Be it enacted by the Senate and House of Representatives of the United States of America in Congress assembled,

SECTION 1. Short title.

This Act may be cited as the “Don’t Push My Buttons Act”.

SEC. 2. Limitation on immunity.

Section 230(c) of the Communications Act of 1934 (47 U.S.C. 230(c)) is amended by adding at the end the following:

“(3) EXCEPTION.—

“(A) IN GENERAL.—Notwithstanding any other provision of this subsection, and subject to subparagraph (B) of this paragraph, the protection provided under paragraph (1) or (2) shall not apply with respect to a provider of an interactive computer service that—

“(i) collects information regarding the habits, preferences, or beliefs of a user of the service; and

“(ii) uses an automated function to deliver content to the user described in clause (i) that corresponds with the habits, preferences, or beliefs identified as a result of the action taken under that clause with respect to that user.

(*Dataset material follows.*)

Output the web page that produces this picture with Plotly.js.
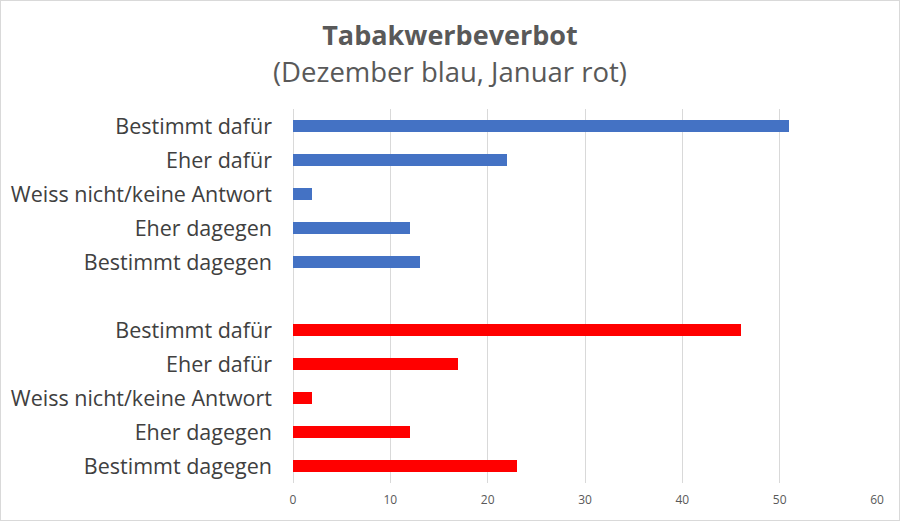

“(B) APPLICABILITY.—Subparagraph (A) shall not apply to a situation in which—

“(i) a user of an interactive computer service uses an automated function to deliver content to that user; or

“(ii) subject to subparagraph (C), a user of an interactive computer service knowingly and intentionally elects to receive the content described in subparagraph (A)(ii).

“(C) BURDEN OF PROOF.—A provider of an interactive computer service shall have the burden of proving by clear and convincing evidence under subparagraph (B)(ii) that a user of the interactive computer service knowingly and intentionally elected to receive the content described in subparagraph (A)(ii).”.